REFRAIN and few know it better than those in recovery who have very likely been on both sides of the equation. 

            Can I let you know two things to decide if this gets very close to home?  If you are living with or connected to a CF, here is your new favorite phrase:  I am not responsible for your _______.  They’ve convinced you that you ARE, I am just doing a better job of reminding you that you’re NOT.  (AV for your DECISIONS, ANGER, HAPPINESS, OPINION, ADDICTION)  And 2) Decide now: I’m not going to return the favor.  I now see all the ways I’ve been manipulated and my temptation is to do the same in reveres, but nope, not here and not now.  Rise above.  People control you when they can’t control themselves.

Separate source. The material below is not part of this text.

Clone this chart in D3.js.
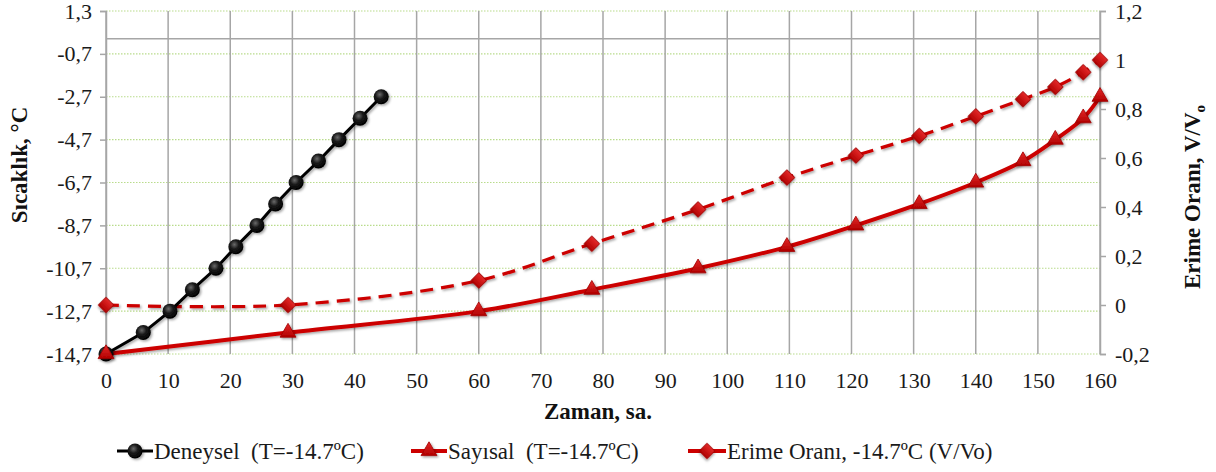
<!DOCTYPE html>
<html>
<head>
<meta charset="utf-8">
<script src="https://cdn.jsdelivr.net/npm/d3@7"></script>
<style>
  html, body { margin: 0; padding: 0; background: #fff; }
  svg { display: block; }
  svg text { font-family: "Liberation Serif", "Times New Roman", Times, serif; }
</style>
</head>
<body>
<svg id="chart" width="1216" height="472"></svg>
<script>
// Measured data: time (h) vs temperature (°C) and melt ratio (V/Vo)
const deneyselTime = [0, 6, 10.3, 13.9, 17.7, 20.9, 24.3, 27.3, 30.6, 34.2, 37.5, 40.9, 44.3];
const deneyselTemp = [-14.7, -13.7, -12.7, -11.7, -10.7, -9.7, -8.7, -7.7, -6.7, -5.7, -4.7, -3.7, -2.7];

const sayisalTime = [0, 29.3, 60, 78.2, 95.3, 109.6, 120.7, 130.9, 140, 147.6, 152.8, 157.3, 160];
const sayisalTemp = [-14.7, -13.7, -12.7, -11.7, -10.7, -9.7, -8.7, -7.7, -6.7, -5.7, -4.7, -3.7, -2.7];

const erimeTime = [0, 29.3, 60, 78.2, 95.3, 109.6, 120.7, 130.9, 140, 147.6, 152.8, 157.3, 160];
const erimeOrani = [0, 0, 0.10, 0.25, 0.39, 0.52, 0.61, 0.69, 0.77, 0.84, 0.89, 0.95, 1.0];

const xTicks = [0, 10, 20, 30, 40, 50, 60, 70, 80, 90, 100, 110, 120, 130, 140, 150, 160];
const leftTicks = [1.3, -0.7, -2.7, -4.7, -6.7, -8.7, -10.7, -12.7, -14.7];
const rightTicks = [1.2, 1.0, 0.8, 0.6, 0.4, 0.2, 0, -0.2];

const legendLabels = ["Deneysel  (T=-14.7ºC)", "Sayısal  (T=-14.7ºC)", "Erime Oranı, -14.7ºC (V/Vo)"];

const svg = d3.select("#chart");
const plotLeft = 106, plotRight = 1100, plotTop = 11, plotBottom = 354;
const serif = "'Liberation Serif', 'Times New Roman', Times, serif";

const x = d3.scaleLinear().domain([0, 160]).range([plotLeft, plotRight]);
const yL = d3.scaleLinear().domain([-14.7, 1.3]).range([plotBottom, plotTop]);
const yR = d3.scaleLinear().domain([-0.2, 1.2]).range([plotBottom, plotTop]);

const fmt = v => {
  const s = Number.isInteger(v) ? String(v) : v.toFixed(1);
  return s.replace(".", ",");
};

// defs: marker shading + shadow
const defs = svg.append("defs");
const gBlack = defs.append("radialGradient").attr("id", "gBlack")
  .attr("cx", "40%").attr("cy", "35%").attr("r", "65%");
gBlack.append("stop").attr("offset", "0%").attr("stop-color", "#6a6a6a");
gBlack.append("stop").attr("offset", "45%").attr("stop-color", "#1a1a1a");
gBlack.append("stop").attr("offset", "100%").attr("stop-color", "#000");
const gRed = defs.append("linearGradient").attr("id", "gRed")
  .attr("x1", "0").attr("y1", "0").attr("x2", "0").attr("y2", "1");
gRed.append("stop").attr("offset", "0%").attr("stop-color", "#e52a2a");
gRed.append("stop").attr("offset", "100%").attr("stop-color", "#b00000");
const shadow = defs.append("filter").attr("id", "shadow")
  .attr("x", "-50%").attr("y", "-50%").attr("width", "200%").attr("height", "200%");
shadow.append("feDropShadow").attr("dx", 1.5).attr("dy", 1.5).attr("stdDeviation", 1.2)
  .attr("flood-color", "#000").attr("flood-opacity", 0.35);

// horizontal dotted gridlines
svg.append("g").selectAll("line").data(leftTicks).join("line")
  .attr("x1", plotLeft).attr("x2", plotRight)
  .attr("y1", d => yL(d)).attr("y2", d => yL(d))
  .attr("stroke", "#b9dc8c").attr("stroke-width", 1.2).attr("stroke-dasharray", "1.5,1.5");

// vertical gridlines
svg.append("g").selectAll("line").data(xTicks).join("line")
  .attr("x1", d => x(d)).attr("x2", d => x(d))
  .attr("y1", plotTop).attr("y2", plotBottom)
  .attr("stroke", "#a6a6a6").attr("stroke-width", 1.5);

// horizontal axis line at 0 °C
svg.append("line")
  .attr("x1", plotLeft).attr("x2", plotRight).attr("y1", yL(0)).attr("y2", yL(0))
  .attr("stroke", "#a6a6a6").attr("stroke-width", 1.5);

// left axis
const axL = d3.axisLeft(yL).tickValues(leftTicks).tickFormat(fmt).tickSize(6).tickPadding(8);
const gL = svg.append("g").attr("transform", `translate(${plotLeft},0)`).call(axL);
// right axis
const axR = d3.axisRight(yR).tickValues(rightTicks).tickFormat(fmt).tickSize(6).tickPadding(9);
const gR = svg.append("g").attr("transform", `translate(${plotRight},0)`).call(axR);
// bottom labels
const axB = d3.axisBottom(x).tickValues(xTicks).tickFormat(d => String(d)).tickSize(0).tickPadding(18);
const gB = svg.append("g").attr("transform", `translate(0,${plotBottom})`).call(axB);
gB.select(".domain").remove();

[gL, gR, gB].forEach(g => {
  g.attr("font-family", null).attr("font-size", null);
  g.selectAll(".domain").attr("stroke", "#a6a6a6").attr("stroke-width", 1.5);
  g.selectAll(".tick line").attr("stroke", "#a6a6a6").attr("stroke-width", 1.5);
  g.selectAll("text").style("font-family", serif)
    .style("font-size", "22px").attr("fill", "#1a1a1a");
});

// axis titles
svg.append("text").attr("transform", "translate(27,165) rotate(-90)")
  .attr("text-anchor", "middle").style("font-size", "23px").attr("font-weight", "bold")
  .style("font-family", serif).attr("fill", "#111").text("Sıcaklık, °C");
const rt = svg.append("text").attr("transform", "translate(1200,197) rotate(-90)")
  .attr("text-anchor", "middle").style("font-size", "23px").attr("font-weight", "bold")
  .style("font-family", serif).attr("fill", "#111");
rt.append("tspan").text("Erime Oranı, V/V");
rt.append("tspan").style("font-size", "15px").attr("dy", 5).text("o");
svg.append("text").attr("x", 598).attr("y", 419)
  .attr("text-anchor", "middle").style("font-size", "23px").attr("font-weight", "bold")
  .style("font-family", serif).attr("fill", "#111").text("Zaman, sa.");

// series
const plot = svg.append("g");
const deneysel = deneyselTime.map((t, i) => [t, deneyselTemp[i]]);
const sayisal = sayisalTime.map((t, i) => [t, sayisalTemp[i]]);
const erime = erimeTime.map((t, i) => [t, erimeOrani[i]]);

const smooth = d3.curveCatmullRom.alpha(0.5);

plot.append("path").datum(erime)
  .attr("d", d3.line().x(d => x(d[0])).y(d => yR(d[1])).curve(smooth))
  .attr("fill", "none").attr("stroke", "#cc0000").attr("stroke-width", 3.2)
  .attr("stroke-dasharray", "13,8").attr("filter", "url(#shadow)");

plot.append("path").datum(sayisal)
  .attr("d", d3.line().x(d => x(d[0])).y(d => yL(d[1])).curve(smooth))
  .attr("fill", "none").attr("stroke", "#cc0000").attr("stroke-width", 4)
  .attr("filter", "url(#shadow)");

plot.append("path").datum(deneysel)
  .attr("d", d3.line().x(d => x(d[0])).y(d => yL(d[1])))
  .attr("fill", "none").attr("stroke", "#000").attr("stroke-width", 3)
  .attr("filter", "url(#shadow)");

const tri = d3.symbol().type(d3.symbolTriangle).size(110);
const dia = d3.symbol().type(d3.symbolSquare).size(120);

function diamondsAt(g, pts, px, py) {
  g.selectAll(null).data(pts).join("path")
    .attr("d", dia)
    .attr("transform", d => `translate(${px(d)},${py(d)}) rotate(45)`)
    .attr("fill", "url(#gRed)").attr("stroke", "#a00000").attr("stroke-width", 0.8)
    .attr("filter", "url(#shadow)");
}
function trianglesAt(g, pts, px, py) {
  g.selectAll(null).data(pts).join("path")
    .attr("d", tri)
    .attr("transform", d => `translate(${px(d)},${py(d)})`)
    .attr("fill", "url(#gRed)").attr("stroke", "#a00000").attr("stroke-width", 0.8)
    .attr("filter", "url(#shadow)");
}
function circlesAt(g, pts, px, py) {
  g.selectAll(null).data(pts).join("circle")
    .attr("cx", px).attr("cy", py).attr("r", 7.5)
    .attr("fill", "url(#gBlack)").attr("filter", "url(#shadow)");
}

diamondsAt(plot.append("g"), erime, d => x(d[0]), d => yR(d[1]));
circlesAt(plot.append("g"), deneysel, d => x(d[0]), d => yL(d[1]));
trianglesAt(plot.append("g"), sayisal, d => x(d[0]), d => yL(d[1]));

// legend
const legY = 451;
const legItems = [
  { x0: 117, x1: 153, color: "#000", kind: "circle", text: legendLabels[0] },
  { x0: 411, x1: 447, color: "#cc0000", kind: "tri", text: legendLabels[1] },
  { x0: 688, x1: 726, color: "#cc0000", kind: "dia", text: legendLabels[2] }
];
const leg = svg.append("g");
legItems.forEach(it => {
  leg.append("line").attr("x1", it.x0).attr("x2", it.x1).attr("y1", legY).attr("y2", legY)
    .attr("stroke", it.color).attr("stroke-width", it.kind === "circle" ? 3 : 4);
  const c = (it.x0 + it.x1) / 2;
  const g = leg.append("g");
  if (it.kind === "circle") circlesAt(g, [[c, legY]], d => d[0], d => d[1]);
  if (it.kind === "tri") trianglesAt(g, [[c, legY]], d => d[0], d => d[1]);
  if (it.kind === "dia") diamondsAt(g, [[c, legY]], d => d[0], d => d[1]);
  leg.append("text").attr("x", it.x1 + 1).attr("y", legY + 8)
    .style("font-size", "23px").style("font-family", serif).attr("fill", "#1a1a1a")
    .attr("xml:space", "preserve").style("white-space", "pre").text(it.text);
});
</script>
</body>
</html>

            Because in the bigger, biggest of pictures, you realize the sheer genius of a book that PROVES God’s activity by emphasizing his subtlety.  Xerxes real out of control is the fact that God, in contrast to Xerxes’ flamboyance and opulence, is subtly in control, pulling the levers, arranging the characters.  You may have noticed that in this first Scripture and first sermon from a series on Esther that one character yet to mention is … Esther.  Yet Xerxes’ folly, his escalation of domestic incident into national policy, includes this hidden line in 1:19:  READ someone better.  And all that sets the stage for Esther’s appearance and, ultimately the deliverance of her people the Jews.  In Persia.  Where his name is not to be spoken, he is sovereign and on his throne.  Not in your face.  On his throne.  Refusing to be controlled or manipulated by the people he made.

                   Yep, it’s what we do.  But look what God did.  Look how God’s kingship arrives on earth.  I mean with Xerxes, there is a six month drunken bash, there is opulence, luxury, LOOK AT ME!  That’s one kind of king.  And the bible … the bible … in a line that stretches from Esther to Matthew … pictures a very different kind. Our king, the real kings, whose name WE SHALL MENTION BECAUSE IT IS JESUS is gonna come as a helpless baby born in a backwater town to a beleaguered people.  Comes as an inviter and not a controller.  Comes not in spectacle but in subtlety.  Listen: if God is so emotionally secure he can inspire a book that won’t mention his name, then he will have his arrival on earthy announced by sheep & cattle rather than by a six month feast. 

Admit that you are not in control.  He is.  Stop escalating, stop compensating, stop explaining, and start surrendering to the one who is so sure of himself that his sovereignty is behind the scenes.